*Objective*. Leave out the pictures and transcribe everything else exactly.
┄┄┄┄┄┄
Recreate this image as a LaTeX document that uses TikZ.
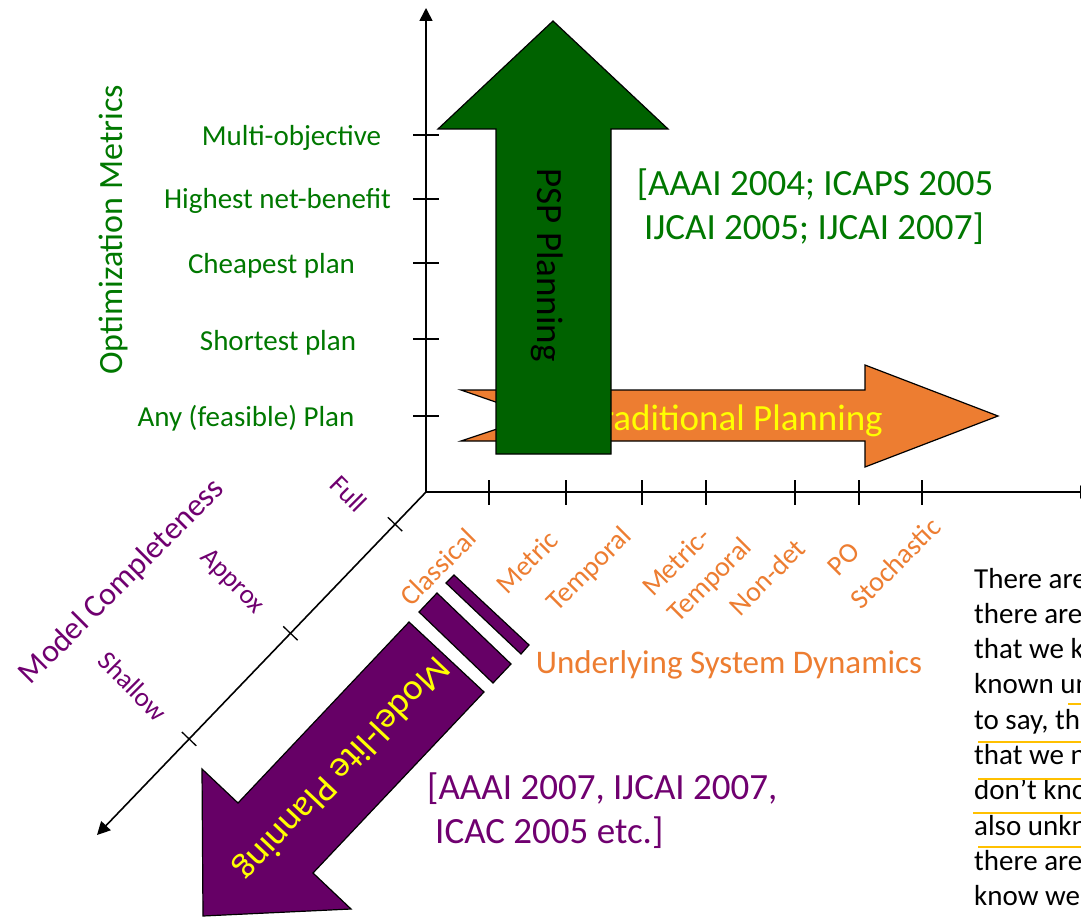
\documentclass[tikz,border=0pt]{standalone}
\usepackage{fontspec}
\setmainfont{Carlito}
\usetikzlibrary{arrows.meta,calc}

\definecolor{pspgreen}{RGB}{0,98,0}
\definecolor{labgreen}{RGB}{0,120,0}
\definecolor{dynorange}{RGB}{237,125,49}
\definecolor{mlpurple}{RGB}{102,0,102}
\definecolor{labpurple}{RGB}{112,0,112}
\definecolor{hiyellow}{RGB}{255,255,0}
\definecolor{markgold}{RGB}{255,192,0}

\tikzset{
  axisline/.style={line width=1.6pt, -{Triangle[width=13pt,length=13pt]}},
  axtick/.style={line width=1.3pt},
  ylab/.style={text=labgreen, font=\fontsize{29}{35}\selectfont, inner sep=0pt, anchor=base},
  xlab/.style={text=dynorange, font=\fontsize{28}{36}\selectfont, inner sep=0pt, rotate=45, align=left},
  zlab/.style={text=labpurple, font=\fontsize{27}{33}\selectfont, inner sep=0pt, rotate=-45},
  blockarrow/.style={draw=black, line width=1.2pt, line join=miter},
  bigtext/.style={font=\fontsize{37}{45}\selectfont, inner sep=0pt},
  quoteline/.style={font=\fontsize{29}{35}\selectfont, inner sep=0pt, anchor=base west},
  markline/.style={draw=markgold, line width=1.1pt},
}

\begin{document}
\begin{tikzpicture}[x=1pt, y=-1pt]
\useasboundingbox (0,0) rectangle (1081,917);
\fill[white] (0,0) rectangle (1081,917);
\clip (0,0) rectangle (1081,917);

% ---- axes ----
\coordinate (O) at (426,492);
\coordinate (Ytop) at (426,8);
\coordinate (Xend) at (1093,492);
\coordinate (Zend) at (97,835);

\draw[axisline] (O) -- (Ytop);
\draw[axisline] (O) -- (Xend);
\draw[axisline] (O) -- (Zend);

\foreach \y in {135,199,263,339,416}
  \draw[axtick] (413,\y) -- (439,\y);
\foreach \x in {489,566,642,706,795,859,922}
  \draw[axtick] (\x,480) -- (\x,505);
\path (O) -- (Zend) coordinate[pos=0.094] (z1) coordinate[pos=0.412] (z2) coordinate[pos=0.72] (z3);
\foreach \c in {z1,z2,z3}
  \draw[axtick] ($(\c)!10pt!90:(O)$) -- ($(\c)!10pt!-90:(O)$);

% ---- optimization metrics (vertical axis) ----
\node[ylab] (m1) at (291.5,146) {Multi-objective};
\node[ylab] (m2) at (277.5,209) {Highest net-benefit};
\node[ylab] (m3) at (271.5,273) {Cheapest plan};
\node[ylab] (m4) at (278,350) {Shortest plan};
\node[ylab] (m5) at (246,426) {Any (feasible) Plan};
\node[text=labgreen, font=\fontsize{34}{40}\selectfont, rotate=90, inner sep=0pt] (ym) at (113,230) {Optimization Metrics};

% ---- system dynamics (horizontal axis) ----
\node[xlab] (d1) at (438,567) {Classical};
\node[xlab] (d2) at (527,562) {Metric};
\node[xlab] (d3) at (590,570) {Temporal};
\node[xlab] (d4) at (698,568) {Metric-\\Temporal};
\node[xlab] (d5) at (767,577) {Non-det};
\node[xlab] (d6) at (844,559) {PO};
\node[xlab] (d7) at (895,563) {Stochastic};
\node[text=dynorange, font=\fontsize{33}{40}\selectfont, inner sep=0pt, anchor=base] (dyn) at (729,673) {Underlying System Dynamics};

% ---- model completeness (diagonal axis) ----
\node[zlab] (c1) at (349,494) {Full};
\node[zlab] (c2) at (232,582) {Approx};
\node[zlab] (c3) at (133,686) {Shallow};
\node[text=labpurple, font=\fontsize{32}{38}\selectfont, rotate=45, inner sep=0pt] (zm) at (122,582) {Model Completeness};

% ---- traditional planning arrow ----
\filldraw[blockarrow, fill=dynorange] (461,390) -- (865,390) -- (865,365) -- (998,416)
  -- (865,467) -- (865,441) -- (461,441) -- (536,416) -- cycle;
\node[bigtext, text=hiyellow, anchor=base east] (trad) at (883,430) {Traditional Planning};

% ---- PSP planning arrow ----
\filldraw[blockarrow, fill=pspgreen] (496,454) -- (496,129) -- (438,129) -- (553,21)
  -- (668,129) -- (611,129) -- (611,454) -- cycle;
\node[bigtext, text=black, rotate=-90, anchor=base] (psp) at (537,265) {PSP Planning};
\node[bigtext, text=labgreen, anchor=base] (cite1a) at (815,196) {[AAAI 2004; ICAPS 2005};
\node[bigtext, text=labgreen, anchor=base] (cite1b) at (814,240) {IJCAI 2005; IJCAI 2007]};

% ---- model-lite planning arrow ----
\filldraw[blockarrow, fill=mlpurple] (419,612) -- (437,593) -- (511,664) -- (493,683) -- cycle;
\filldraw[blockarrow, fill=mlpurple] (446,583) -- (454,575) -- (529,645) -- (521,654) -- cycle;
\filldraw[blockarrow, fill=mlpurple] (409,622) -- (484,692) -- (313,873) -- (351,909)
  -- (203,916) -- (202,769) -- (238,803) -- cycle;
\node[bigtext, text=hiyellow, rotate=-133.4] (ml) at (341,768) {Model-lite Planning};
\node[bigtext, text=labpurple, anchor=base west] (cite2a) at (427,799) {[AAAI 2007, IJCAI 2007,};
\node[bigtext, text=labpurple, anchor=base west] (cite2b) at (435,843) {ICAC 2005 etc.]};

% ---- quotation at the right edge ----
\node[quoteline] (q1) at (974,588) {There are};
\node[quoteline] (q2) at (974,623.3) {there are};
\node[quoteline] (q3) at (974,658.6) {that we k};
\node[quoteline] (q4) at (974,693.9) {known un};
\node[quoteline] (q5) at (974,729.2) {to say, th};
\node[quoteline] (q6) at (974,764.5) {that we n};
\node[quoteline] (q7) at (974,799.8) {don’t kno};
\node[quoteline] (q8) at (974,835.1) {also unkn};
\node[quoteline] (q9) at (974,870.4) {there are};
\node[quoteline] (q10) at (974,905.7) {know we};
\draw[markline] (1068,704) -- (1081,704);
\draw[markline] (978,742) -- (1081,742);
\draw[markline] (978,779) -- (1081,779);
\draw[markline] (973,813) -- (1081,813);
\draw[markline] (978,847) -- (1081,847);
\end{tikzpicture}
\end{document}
┄┄┄┄┄┄
*Problem solution*.
Recreate this image as a LaTeX document that uses TikZ.
\documentclass[tikz,border=0pt]{standalone}
\usepackage{fontspec}
\setmainfont{Carlito}
\usetikzlibrary{arrows.meta,calc}

\definecolor{pspgreen}{RGB}{0,98,0}
\definecolor{labgreen}{RGB}{0,120,0}
\definecolor{dynorange}{RGB}{237,125,49}
\definecolor{mlpurple}{RGB}{102,0,102}
\definecolor{labpurple}{RGB}{112,0,112}
\definecolor{hiyellow}{RGB}{255,255,0}
\definecolor{markgold}{RGB}{255,192,0}

\tikzset{
  axisline/.style={line width=1.6pt, -{Triangle[width=13pt,length=13pt]}},
  axtick/.style={line width=1.3pt},
  ylab/.style={text=labgreen, font=\fontsize{29}{35}\selectfont, inner sep=0pt, anchor=base},
  xlab/.style={text=dynorange, font=\fontsize{28}{36}\selectfont, inner sep=0pt, rotate=45, align=left},
  zlab/.style={text=labpurple, font=\fontsize{27}{33}\selectfont, inner sep=0pt, rotate=-45},
  blockarrow/.style={draw=black, line width=1.2pt, line join=miter},
  bigtext/.style={font=\fontsize{37}{45}\selectfont, inner sep=0pt},
  quoteline/.style={font=\fontsize{29}{35}\selectfont, inner sep=0pt, anchor=base west},
  markline/.style={draw=markgold, line width=1.1pt},
}

\begin{document}
\begin{tikzpicture}[x=1pt, y=-1pt]
\useasboundingbox (0,0) rectangle (1081,917);
\fill[white] (0,0) rectangle (1081,917);
\clip (0,0) rectangle (1081,917);

% ---- axes ----
\coordinate (O) at (426,492);
\coordinate (Ytop) at (426,8);
\coordinate (Xend) at (1093,492);
\coordinate (Zend) at (97,835);

\draw[axisline] (O) -- (Ytop);
\draw[axisline] (O) -- (Xend);
\draw[axisline] (O) -- (Zend);

\foreach \y in {135,199,263,339,416}
  \draw[axtick] (413,\y) -- (439,\y);
\foreach \x in {489,566,642,706,795,859,922}
  \draw[axtick] (\x,480) -- (\x,505);
\path (O) -- (Zend) coordinate[pos=0.094] (z1) coordinate[pos=0.412] (z2) coordinate[pos=0.72] (z3);
\foreach \c in {z1,z2,z3}
  \draw[axtick] ($(\c)!10pt!90:(O)$) -- ($(\c)!10pt!-90:(O)$);

% ---- optimization metrics (vertical axis) ----
\node[ylab] (m1) at (291.5,146) {Multi-objective};
\node[ylab] (m2) at (277.5,209) {Highest net-benefit};
\node[ylab] (m3) at (271.5,273) {Cheapest plan};
\node[ylab] (m4) at (278,350) {Shortest plan};
\node[ylab] (m5) at (246,426) {Any (feasible) Plan};
\node[text=labgreen, font=\fontsize{34}{40}\selectfont, rotate=90, inner sep=0pt] (ym) at (113,230) {Optimization Metrics};

% ---- system dynamics (horizontal axis) ----
\node[xlab] (d1) at (438,567) {Classical};
\node[xlab] (d2) at (527,562) {Metric};
\node[xlab] (d3) at (590,570) {Temporal};
\node[xlab] (d4) at (698,568) {Metric-\\Temporal};
\node[xlab] (d5) at (767,577) {Non-det};
\node[xlab] (d6) at (844,559) {PO};
\node[xlab] (d7) at (895,563) {Stochastic};
\node[text=dynorange, font=\fontsize{33}{40}\selectfont, inner sep=0pt, anchor=base] (dyn) at (729,673) {Underlying System Dynamics};

% ---- model completeness (diagonal axis) ----
\node[zlab] (c1) at (349,494) {Full};
\node[zlab] (c2) at (232,582) {Approx};
\node[zlab] (c3) at (133,686) {Shallow};
\node[text=labpurple, font=\fontsize{32}{38}\selectfont, rotate=45, inner sep=0pt] (zm) at (122,582) {Model Completeness};

% ---- traditional planning arrow ----
\filldraw[blockarrow, fill=dynorange] (461,390) -- (865,390) -- (865,365) -- (998,416)
  -- (865,467) -- (865,441) -- (461,441) -- (536,416) -- cycle;
\node[bigtext, text=hiyellow, anchor=base east] (trad) at (883,430) {Traditional Planning};

% ---- PSP planning arrow ----
\filldraw[blockarrow, fill=pspgreen] (496,454) -- (496,129) -- (438,129) -- (553,21)
  -- (668,129) -- (611,129) -- (611,454) -- cycle;
\node[bigtext, text=black, rotate=-90, anchor=base] (psp) at (537,265) {PSP Planning};
\node[bigtext, text=labgreen, anchor=base] (cite1a) at (815,196) {[AAAI 2004; ICAPS 2005};
\node[bigtext, text=labgreen, anchor=base] (cite1b) at (814,240) {IJCAI 2005; IJCAI 2007]};

% ---- model-lite planning arrow ----
\filldraw[blockarrow, fill=mlpurple] (419,612) -- (437,593) -- (511,664) -- (493,683) -- cycle;
\filldraw[blockarrow, fill=mlpurple] (446,583) -- (454,575) -- (529,645) -- (521,654) -- cycle;
\filldraw[blockarrow, fill=mlpurple] (409,622) -- (484,692) -- (313,873) -- (351,909)
  -- (203,916) -- (202,769) -- (238,803) -- cycle;
\node[bigtext, text=hiyellow, rotate=-133.4] (ml) at (341,768) {Model-lite Planning};
\node[bigtext, text=labpurple, anchor=base west] (cite2a) at (427,799) {[AAAI 2007, IJCAI 2007,};
\node[bigtext, text=labpurple, anchor=base west] (cite2b) at (435,843) {ICAC 2005 etc.]};

% ---- quotation at the right edge ----
\node[quoteline] (q1) at (974,588) {There are};
\node[quoteline] (q2) at (974,623.3) {there are};
\node[quoteline] (q3) at (974,658.6) {that we k};
\node[quoteline] (q4) at (974,693.9) {known un};
\node[quoteline] (q5) at (974,729.2) {to say, th};
\node[quoteline] (q6) at (974,764.5) {that we n};
\node[quoteline] (q7) at (974,799.8) {don’t kno};
\node[quoteline] (q8) at (974,835.1) {also unkn};
\node[quoteline] (q9) at (974,870.4) {there are};
\node[quoteline] (q10) at (974,905.7) {know we};
\draw[markline] (1068,704) -- (1081,704);
\draw[markline] (978,742) -- (1081,742);
\draw[markline] (978,779) -- (1081,779);
\draw[markline] (973,813) -- (1081,813);
\draw[markline] (978,847) -- (1081,847);
\end{tikzpicture}
\end{document}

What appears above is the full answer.